MATERIAL PROVIDED

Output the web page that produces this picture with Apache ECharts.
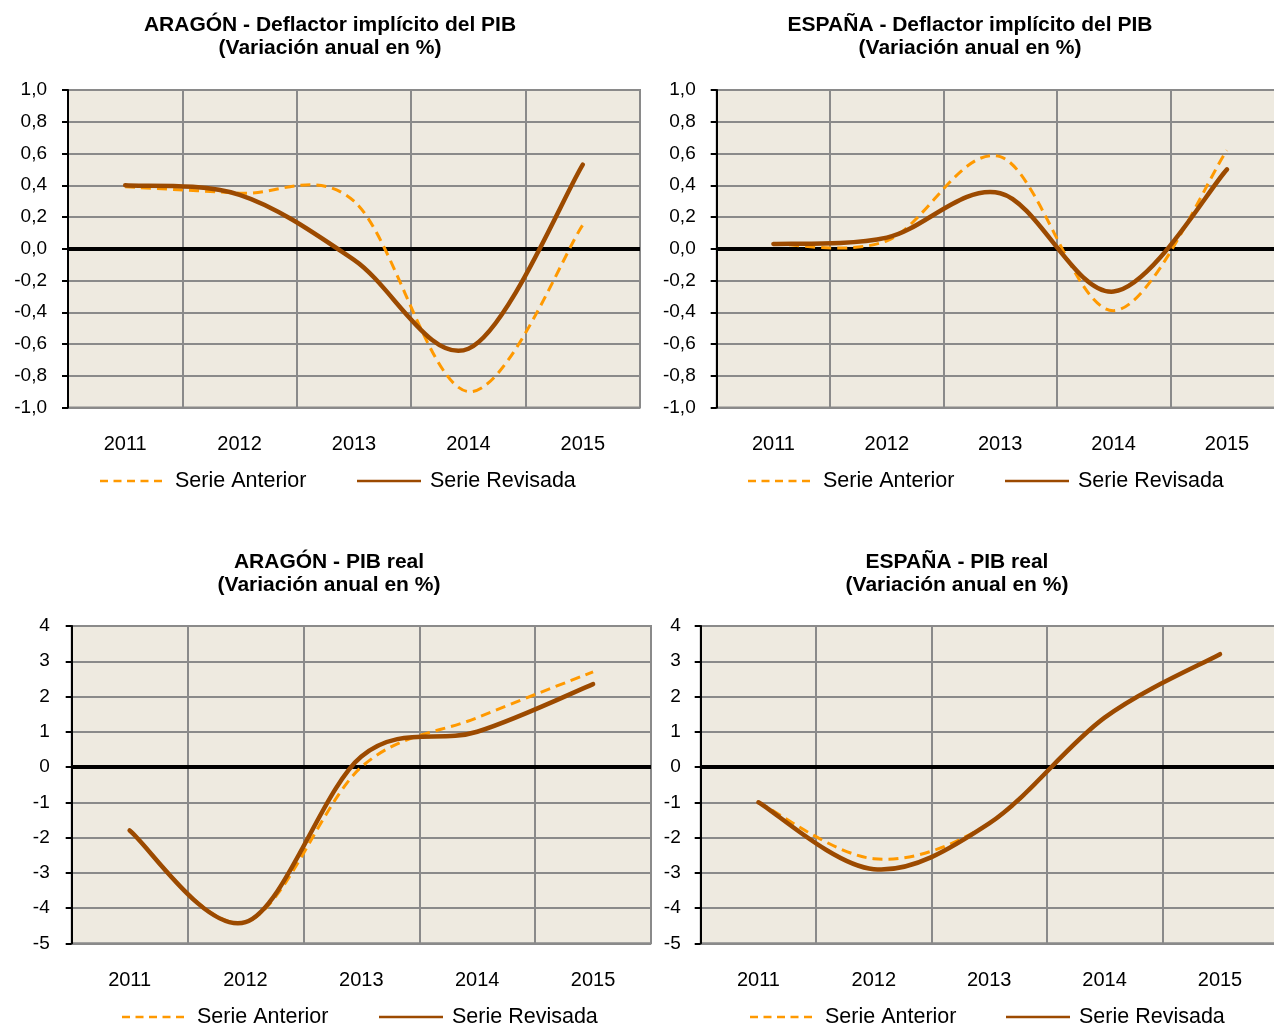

* * *

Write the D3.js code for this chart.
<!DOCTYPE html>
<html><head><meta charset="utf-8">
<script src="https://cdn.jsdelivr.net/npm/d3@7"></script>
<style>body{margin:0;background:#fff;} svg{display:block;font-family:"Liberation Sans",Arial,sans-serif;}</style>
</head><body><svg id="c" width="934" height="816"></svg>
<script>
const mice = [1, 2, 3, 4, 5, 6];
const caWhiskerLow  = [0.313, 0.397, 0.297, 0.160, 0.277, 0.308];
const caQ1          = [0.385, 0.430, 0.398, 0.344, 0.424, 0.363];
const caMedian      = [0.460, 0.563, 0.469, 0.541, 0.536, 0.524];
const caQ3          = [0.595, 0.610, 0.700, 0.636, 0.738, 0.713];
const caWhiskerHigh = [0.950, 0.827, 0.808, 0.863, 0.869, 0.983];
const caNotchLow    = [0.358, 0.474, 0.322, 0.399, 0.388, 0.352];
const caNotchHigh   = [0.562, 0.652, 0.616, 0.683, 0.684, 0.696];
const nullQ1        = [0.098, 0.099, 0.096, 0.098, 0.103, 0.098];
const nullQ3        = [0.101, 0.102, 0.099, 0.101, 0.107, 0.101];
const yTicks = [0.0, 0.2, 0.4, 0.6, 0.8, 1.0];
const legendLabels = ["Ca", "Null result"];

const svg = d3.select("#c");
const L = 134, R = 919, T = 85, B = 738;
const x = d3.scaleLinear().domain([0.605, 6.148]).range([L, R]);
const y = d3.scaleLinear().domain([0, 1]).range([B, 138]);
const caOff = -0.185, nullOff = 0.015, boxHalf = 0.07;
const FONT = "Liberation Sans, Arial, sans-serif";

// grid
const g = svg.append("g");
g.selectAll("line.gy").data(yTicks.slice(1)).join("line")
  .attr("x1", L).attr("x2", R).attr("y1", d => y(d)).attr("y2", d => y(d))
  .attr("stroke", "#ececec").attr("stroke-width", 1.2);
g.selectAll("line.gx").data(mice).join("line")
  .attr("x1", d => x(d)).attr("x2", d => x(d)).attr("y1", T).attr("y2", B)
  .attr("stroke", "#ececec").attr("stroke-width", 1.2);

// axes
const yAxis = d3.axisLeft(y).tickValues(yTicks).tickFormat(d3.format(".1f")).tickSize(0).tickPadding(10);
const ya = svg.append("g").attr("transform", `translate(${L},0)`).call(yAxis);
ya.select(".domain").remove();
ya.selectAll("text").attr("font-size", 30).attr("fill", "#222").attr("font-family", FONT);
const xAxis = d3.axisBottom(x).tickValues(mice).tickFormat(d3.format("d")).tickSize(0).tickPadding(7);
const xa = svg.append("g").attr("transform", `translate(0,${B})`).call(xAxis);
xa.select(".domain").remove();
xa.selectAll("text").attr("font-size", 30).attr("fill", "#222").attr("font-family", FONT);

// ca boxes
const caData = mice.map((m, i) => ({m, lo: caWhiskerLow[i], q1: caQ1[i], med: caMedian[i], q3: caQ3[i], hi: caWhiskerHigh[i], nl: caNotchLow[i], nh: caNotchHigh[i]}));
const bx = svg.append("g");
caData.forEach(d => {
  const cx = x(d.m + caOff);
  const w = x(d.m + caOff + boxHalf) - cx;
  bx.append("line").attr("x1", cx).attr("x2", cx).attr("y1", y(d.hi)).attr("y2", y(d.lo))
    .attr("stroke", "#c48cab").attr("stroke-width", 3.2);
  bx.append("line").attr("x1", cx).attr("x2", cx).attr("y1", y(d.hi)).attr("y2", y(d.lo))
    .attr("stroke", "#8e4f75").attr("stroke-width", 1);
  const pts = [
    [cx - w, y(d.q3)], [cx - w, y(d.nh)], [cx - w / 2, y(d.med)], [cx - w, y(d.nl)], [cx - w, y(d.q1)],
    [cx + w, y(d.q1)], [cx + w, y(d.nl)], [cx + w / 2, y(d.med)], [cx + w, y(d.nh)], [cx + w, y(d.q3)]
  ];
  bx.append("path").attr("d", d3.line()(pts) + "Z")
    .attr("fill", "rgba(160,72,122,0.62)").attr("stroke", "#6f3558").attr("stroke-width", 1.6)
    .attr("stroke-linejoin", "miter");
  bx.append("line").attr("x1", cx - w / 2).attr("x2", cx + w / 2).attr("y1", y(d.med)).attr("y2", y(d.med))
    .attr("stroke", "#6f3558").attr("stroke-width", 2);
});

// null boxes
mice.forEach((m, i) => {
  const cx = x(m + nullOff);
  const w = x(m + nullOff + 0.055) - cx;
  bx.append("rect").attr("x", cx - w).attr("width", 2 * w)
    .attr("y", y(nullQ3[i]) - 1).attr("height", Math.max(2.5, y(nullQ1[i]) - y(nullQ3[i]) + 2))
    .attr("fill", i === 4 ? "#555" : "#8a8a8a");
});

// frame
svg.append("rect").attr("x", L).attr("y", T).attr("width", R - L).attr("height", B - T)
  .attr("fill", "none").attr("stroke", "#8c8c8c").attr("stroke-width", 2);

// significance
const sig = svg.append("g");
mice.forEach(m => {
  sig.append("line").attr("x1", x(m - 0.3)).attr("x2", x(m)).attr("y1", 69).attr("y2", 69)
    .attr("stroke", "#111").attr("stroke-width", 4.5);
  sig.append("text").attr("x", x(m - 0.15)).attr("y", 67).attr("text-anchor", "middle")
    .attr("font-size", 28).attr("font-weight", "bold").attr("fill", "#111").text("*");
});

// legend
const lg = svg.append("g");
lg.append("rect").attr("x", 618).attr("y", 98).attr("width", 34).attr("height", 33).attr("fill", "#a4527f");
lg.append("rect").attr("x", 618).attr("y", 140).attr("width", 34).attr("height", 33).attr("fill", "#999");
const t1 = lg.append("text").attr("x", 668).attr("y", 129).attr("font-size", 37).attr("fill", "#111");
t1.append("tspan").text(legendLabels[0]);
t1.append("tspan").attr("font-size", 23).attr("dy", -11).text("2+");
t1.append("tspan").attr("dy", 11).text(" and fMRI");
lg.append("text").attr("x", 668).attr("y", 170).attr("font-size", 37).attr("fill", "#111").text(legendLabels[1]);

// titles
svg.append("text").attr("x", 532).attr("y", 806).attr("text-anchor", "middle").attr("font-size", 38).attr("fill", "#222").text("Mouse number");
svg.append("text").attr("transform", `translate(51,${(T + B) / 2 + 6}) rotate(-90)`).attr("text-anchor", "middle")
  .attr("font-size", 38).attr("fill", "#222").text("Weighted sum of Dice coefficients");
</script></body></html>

DIRECTION
Give only the number of lines in the material above that hold the word "this".

CORRECT RESULT
2